The product will be supported with an outdoor and digital campaign this autumn featuring brand ambassadors Anthony Joshua and Emily Skye and created by LRS’s in-house production team, TED (which, like its namesake conference, stands for technology, entertainment and design).
TED, which has 18 staff and has been running since last spring, has become a "massive source of creativity", Evans says.
While he still relies on lead agency Grey London for "strategy, big creative concepts and big production", TED fills in the gaps by carrying out a lot of the production for smaller or more straightforward parts of the marketing output.
"It’s a really good balance because it allows us to be quite agile, quite flexible, and also get through a lot of the production ourselves, while still using the best expertise and talent externally," he says.
Does it move you?
Lucozade Sport was relaunched last year with a new brand positioning, "Made to move", and a KPI of getting a million people moving in three years. In the first year, Evans says, it has reached 300,000 people, putting it more or less on track to hit the target.
"In one year we’ve shifted our demographic quite a lot," he says – "we now have more women in the brand than men for the first time.

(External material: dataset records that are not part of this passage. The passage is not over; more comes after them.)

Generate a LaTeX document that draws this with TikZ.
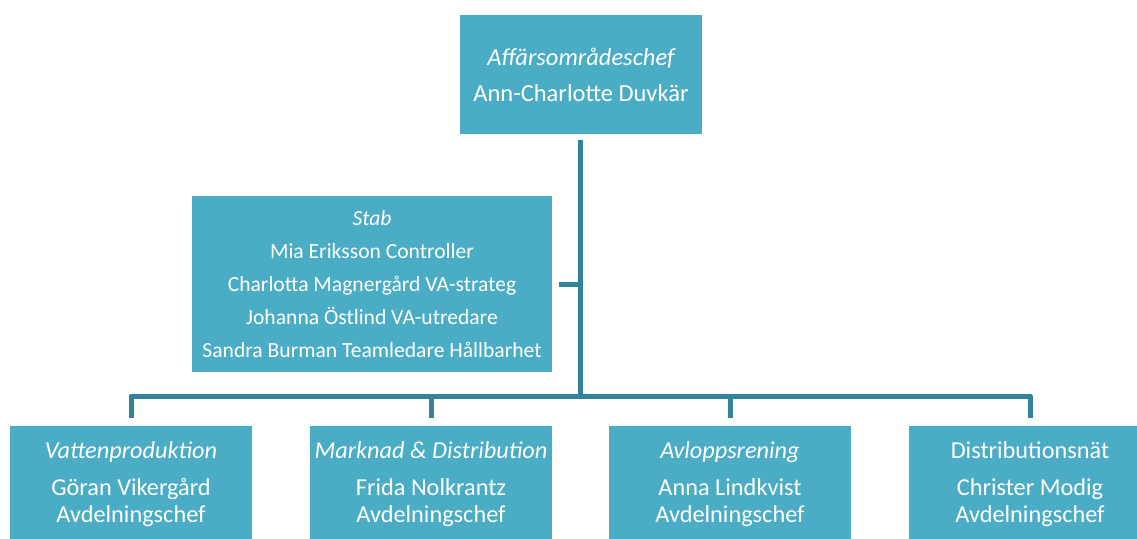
\documentclass[tikz,border=0pt]{standalone}
\usepackage{fontspec}
\setmainfont{Carlito}
\usepackage{xcolor}
\definecolor{boxblue}{HTML}{4BACC6}
\definecolor{linkblue}{HTML}{31849B}
\usetikzlibrary{calc}

\begin{document}
\begin{tikzpicture}[x=1pt,y=-1pt,
    unit/.style={fill=boxblue,text=white,inner sep=0pt,align=center},
    chefbox/.style={unit,minimum width=242pt,minimum height=119pt,font=\fontsize{24.5}{36}\selectfont},
    stabbox/.style={unit,minimum width=360pt,minimum height=176pt,font=\fontsize{21.6}{33}\selectfont},
    deptbox/.style={unit,minimum width=242pt,minimum height=116pt,font=\fontsize{24.3}{27}\selectfont},
    conn/.style={draw=linkblue,line width=5pt,line join=round}]
    \clip (0,0) rectangle (1137,538);
    \fill[white] (0,0) rectangle (1137,538);
    % boxes
    \node[chefbox] (chef) at (581,74.5) {\itshape Affärsområdeschef\\Ann-Charlotte Duvkär};
    \node[stabbox] (stab) at (372,284) {\itshape Stab\\Mia Eriksson Controller\\Charlotta Magnergård VA-strateg\\Johanna Östlind VA-utredare\\Sandra Burman Teamledare Hållbarhet};
    \node[deptbox] (vp) at (131,484) {\itshape Vattenproduktion\\[10pt]Göran Vikergård\\Avdelningschef};
    \node[deptbox] (md) at (431,484) {\itshape Marknad \& Distribution\\[10pt]Frida Nolkrantz\\Avdelningschef};
    \node[deptbox] (av) at (730,484) {\itshape Avloppsrening\\[10pt]Anna Lindkvist\\Avdelningschef};
    \node[deptbox] (dn) at (1030,484) {Distributionsnät\\[10pt]Christer Modig\\Avdelningschef};
    \coordinate (bus) at (580,396);
    % connectors
    \draw[conn] ([yshift=-6pt]chef.south -| bus) -- (bus);
    \draw[conn] ([xshift=7pt]stab.east) -- (stab.east -| bus);
    \draw[conn] ([yshift=8pt]vp.north) |- (bus) -| ([yshift=8pt]dn.north);
    \draw[conn] ([yshift=8pt]md.north) -- (md.north |- bus);
    \draw[conn] ([yshift=8pt]av.north) -- (av.north |- bus);
\end{tikzpicture}
\end{document}
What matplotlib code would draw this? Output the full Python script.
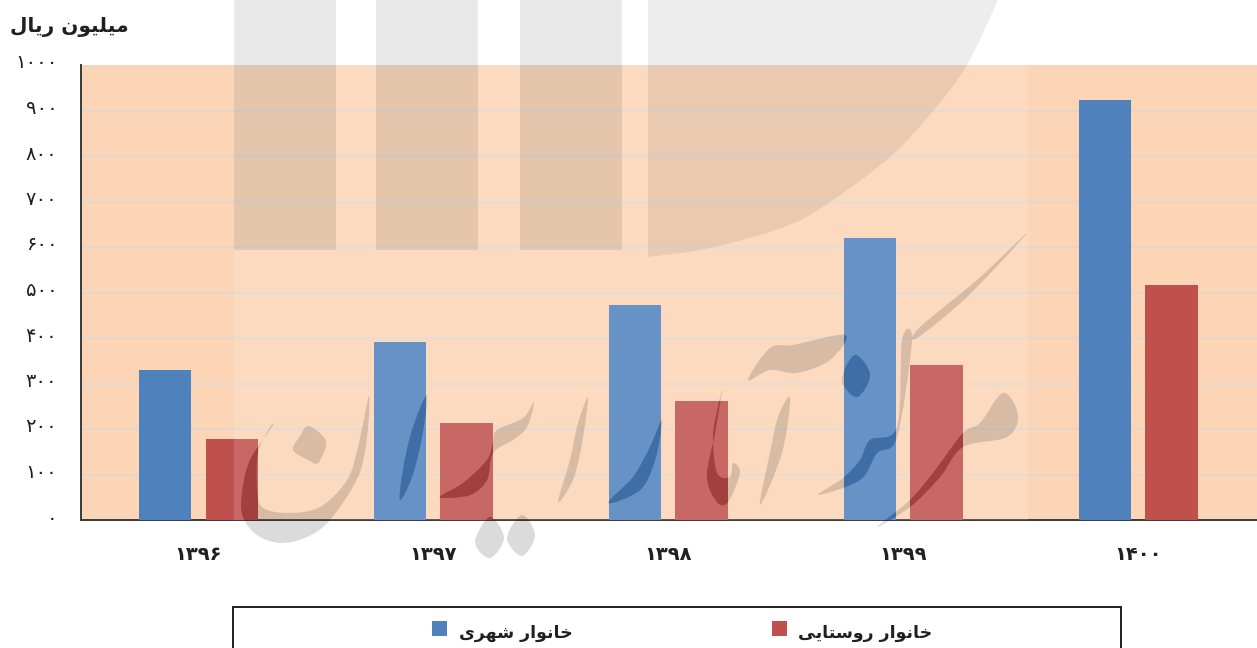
import matplotlib
matplotlib.use("Agg")
import matplotlib.pyplot as plt
from matplotlib.patches import PathPatch, Rectangle
from matplotlib.path import Path
from matplotlib.transforms import ScaledTranslation

plt.rcParams["font.family"] = ["DejaVu Sans"]

# Data
years = ["۱۳۹۶", "۱۳۹۷", "۱۳۹۸", "۱۳۹۹", "۱۴۰۰"]
urban = [330, 391, 472, 620, 923]
rural = [178, 213, 261, 340, 516]
y_ticks = [0, 100, 200, 300, 400, 500, 600, 700, 800, 900, 1000]
y_labels = ["۰", "۱۰۰", "۲۰۰", "۳۰۰", "۴۰۰", "۵۰۰", "۶۰۰", "۷۰۰", "۸۰۰", "۹۰۰", "۱۰۰۰"]
y_title = "میلیون ریال"
urban_label = "خانوار شهری"
rural_label = "خانوار روستایی"

# --------------------------
# Persian shaping (matplotlib does not join letters or run RTL)
# forms are isolated, final, initial, medial
# --------------------------
FORMS = {
    "م": "\ufee1\ufee2\ufee3\ufee4",
    "ی": "\ufbfc\ufbfd\ufbfe\ufbff",
    "ل": "\ufedd\ufede\ufedf\ufee0",
    "ن": "\ufee5\ufee6\ufee7\ufee8",
    "خ": "\ufea5\ufea6\ufea7\ufea8",
    "ش": "\ufeb5\ufeb6\ufeb7\ufeb8",
    "ه": "\ufee9\ufeea\ufeeb\ufeec",
    "س": "\ufeb1\ufeb2\ufeb3\ufeb4",
    "ت": "\ufe95\ufe96\ufe97\ufe98",
    "ا": "\ufe8d\ufe8e\ufe8d\ufe8e",
    "و": "\ufeed\ufeee\ufeed\ufeee",
    "ر": "\ufead\ufeae\ufead\ufeae",
}
RIGHT_ONLY = "اور"


def shape(text):
    out = []
    for i, ch in enumerate(text):
        if ch not in FORMS:
            out.append(ch)
            continue
        prev = text[i - 1] if i > 0 else " "
        nxt = text[i + 1] if i < len(text) - 1 else " "
        join_prev = prev in FORMS and prev not in RIGHT_ONLY
        join_next = nxt in FORMS and ch not in RIGHT_ONLY
        out.append(FORMS[ch][(1 if join_prev else 0) + (2 if join_next else 0)])
    return "".join(reversed(out))


fig = plt.figure(figsize=(12.57, 6.48), dpi=100, facecolor="white")
ax = fig.add_axes([81 / 1257, 128 / 648, 1176 / 1257, 455 / 648], zorder=1)
ax.set_facecolor("#FBD5B5")

# --------------------------
# Bars
# --------------------------
x = list(range(len(years)))
bar_w = 0.223
off = 0.1417
blue = ax.bar([i - off for i in x], urban, bar_w, color="#4F81BD", zorder=3)
red = ax.bar([i + off for i in x], rural, bar_w, color="#C0504D", zorder=3)

ax.set_xlim(-0.5, 4.506)
ax.set_ylim(0, 1000)
ax.set_yticks(y_ticks)
ax.set_yticklabels(y_labels, fontsize=14, color="#231F20")
ax.set_xticks(x)
ax.set_xticklabels(years, fontsize=14, fontweight="bold", color="#231F20")
ax.tick_params(axis="y", length=0, pad=17)
ax.tick_params(axis="x", length=0, pad=18)
ax.grid(axis="y", color="#DAD8D6", linewidth=1.1, zorder=1)
ax.set_axisbelow(True)
for side in ["top", "right"]:
    ax.spines[side].set_visible(False)
for side in ["left", "bottom"]:
    ax.spines[side].set_color("#3A3A3A")
    ax.spines[side].set_linewidth(1.4)

# y labels sit a little above their grid lines
up = ScaledTranslation(0, 4 / 100, fig.dpi_scale_trans)
for lbl in ax.get_yticklabels():
    lbl.set_transform(lbl.get_transform() + up)

# --------------------------
# Watermark and legend, in picture pixels
# --------------------------
over = fig.add_axes([0, 0, 1, 1], zorder=2)
over.set_xlim(0, 1257)
over.set_ylim(648, 0)
over.axis("off")


def smooth(pts, closed=True):
    n = len(pts)
    get = (lambda k: pts[k % n]) if closed else (lambda k: pts[min(max(k, 0), n - 1)])
    verts = [pts[0]]
    codes = [Path.MOVETO]
    for i in range(n if closed else n - 1):
        p0, p1, p2, p3 = get(i - 1), get(i), get(i + 1), get(i + 2)
        verts.append((p1[0] + (p2[0] - p0[0]) / 6, p1[1] + (p2[1] - p0[1]) / 6))
        verts.append((p2[0] - (p3[0] - p1[0]) / 6, p2[1] - (p3[1] - p1[1]) / 6))
        verts.append(p2)
        codes += [Path.CURVE4] * 3
    return verts, codes


over.add_patch(Rectangle((234, 65), 794, 455, fc="white", alpha=0.14, lw=0))

for left in [234, 376, 520]:
    over.add_patch(Rectangle((left, 0), 102, 250, fc="black", alpha=0.09, lw=0))

disc = [(998, 0), (967, 65), (933, 111), (890, 157), (830, 202), (787, 226), (710, 248), (648, 257)]
verts, codes = smooth(disc, closed=False)
verts += [(648, 0), (998, 0)]
codes += [Path.LINETO, Path.CLOSEPOLY]
over.add_patch(PathPatch(Path(verts, codes), fc="black", alpha=0.07, lw=0))

strokes = [
    [(369, 396), (367, 437), (358, 477), (330, 520), (307, 537), (280, 543), (257, 535), (243, 517),
     (242, 493), (250, 460), (272, 427), (270, 427), (258, 453), (257, 487), (262, 507), (287, 513),
     (320, 507), (347, 480), (358, 447)],
    [(308, 426), (322, 435), (326, 445), (318, 463), (308, 460), (293, 450), (300, 436)],
    [(427, 395), (422, 437), (412, 477), (400, 500), (403, 470), (412, 430)],
    [(442, 498), (470, 495), (487, 480), (493, 453), (513, 440), (527, 427), (534, 402), (523, 418),
     (497, 430), (493, 442), (487, 460), (463, 483), (442, 495)],
    [(588, 398), (582, 443), (573, 480), (558, 502), (570, 460), (578, 423)],
    [(490, 517), (504, 538), (490, 558), (475, 542)],
    [(522, 515), (535, 535), (522, 556), (507, 538)],
    [(662, 420), (655, 460), (640, 490), (608, 503), (633, 477), (650, 447)],
    [(722, 390), (715, 433), (707, 477), (717, 502), (728, 502), (740, 473), (733, 463), (730, 477),
     (717, 473), (713, 437), (718, 407)],
    [(790, 398), (782, 453), (760, 505), (770, 453), (778, 417)],
    [(748, 380), (770, 348), (793, 345), (845, 335), (830, 360), (797, 373), (770, 370)],
    [(855, 355), (870, 375), (857, 397), (842, 380)],
    [(818, 495), (860, 480), (877, 453), (897, 437), (912, 340), (902, 340), (897, 427), (870, 440),
     (860, 460), (843, 478)],
    [(917, 338), (967, 297), (1027, 233), (977, 280), (920, 327)],
    [(877, 527), (910, 507), (940, 477), (963, 447), (1007, 437), (1018, 415), (1003, 393), (980, 423),
     (963, 433), (933, 473), (910, 500)],
]
for s in strokes:
    verts, codes = smooth(s)
    over.add_patch(PathPatch(Path(verts, codes), fc="black", alpha=0.14, lw=0))
    # where a stroke crosses a bar the original goes much darker
    for bars, dark in [(blue, "#3F6EA6"), (red, "#A23F3F")]:
        for b in bars:
            p = PathPatch(Path(verts, codes), fc=dark, lw=0)
            over.add_patch(p)
            p.set_clip_path(b)

over.text(129, 27, shape(y_title), ha="right", va="center", fontsize=14.5, fontweight="bold", color="#231F20")

# legend runs off the bottom of the picture
over.add_patch(Rectangle((233, 607), 888, 60, fc="white", ec="#231F20", lw=1.4))
over.add_patch(Rectangle((432, 621), 15, 15, fc="#4F81BD", lw=0))
over.add_patch(Rectangle((772, 621), 15, 15, fc="#C0504D", lw=0))
over.text(573, 633, shape(urban_label), ha="right", va="center", fontsize=12.5, fontweight="bold", color="#231F20")
over.text(932, 633, shape(rural_label), ha="right", va="center", fontsize=12.5, fontweight="bold", color="#231F20")

fig.savefig("out.png", dpi=100)
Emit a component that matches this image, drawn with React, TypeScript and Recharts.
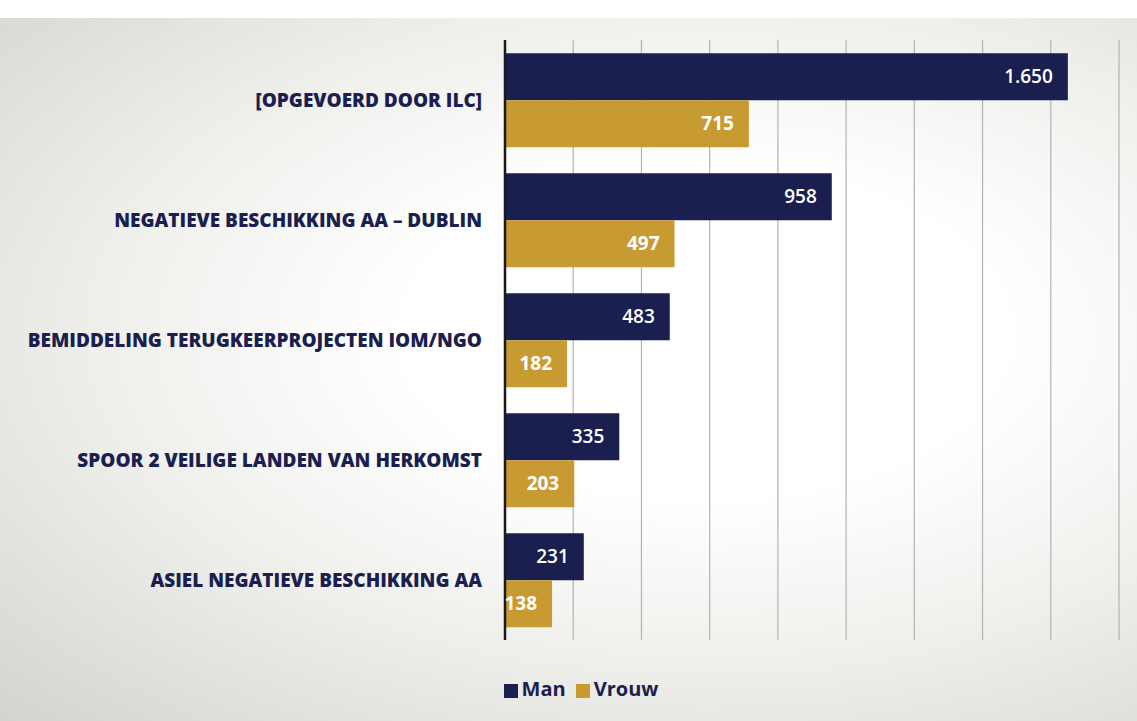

It’s done a really useful job for us in terms of broadening the appeal of the brand."
The new purpose for the brand had provided a fantastic level of clarity to his job, he adds. "When you’ve got a purpose as clear as that, it makes every decision much easier, because if it doesn’t make people move more, we’re not going to do it.
"We’ve been quite strict, we need to see evidence that we have directly influenced someone."
This mindset has led to activity such as a partnership last year with Joshua and PureGym, when it was announced that Joshua would be showing up at one of the gym brand’s locations to lead a workout, which was also livestreamed on YouTube. "We had people in their living rooms taking part in the workout," Evans says.
Working with Skye, a fitness blogger with a huge social following, is indicative of a shift of approach from the brand, he says: "Our judgement about who we’re partnering with has shifted quite a lot in the last 18 months to two years, and social influence will be a much bigger part of our decision making criteria."
Skye, who Evans says used to make her own electrolyte drink at home, was also involved in the development of the product.
Joshua, while a more conventional sporting superstar, is also a fit because the heavyweight champion is a "cultural icon", Evans explains.
The film featuring Joshua, which Grey created for the brand ahead of his fight in April against Wladimir Klitschko that saw the Englishman become the undisputed world heavyweight champion, is the single most effective ad the company has ever produced, according to Evans. He attributes this to Joshua’s willingness to share his troubled life story.
"He gave us all that rich back story and was proud to tell it. That’s been the most effective ad we’ve ever made in terms of ROI. We only aired it on TV five times, but it was viewed online 20 million times and we had over 170,000 comments and likes."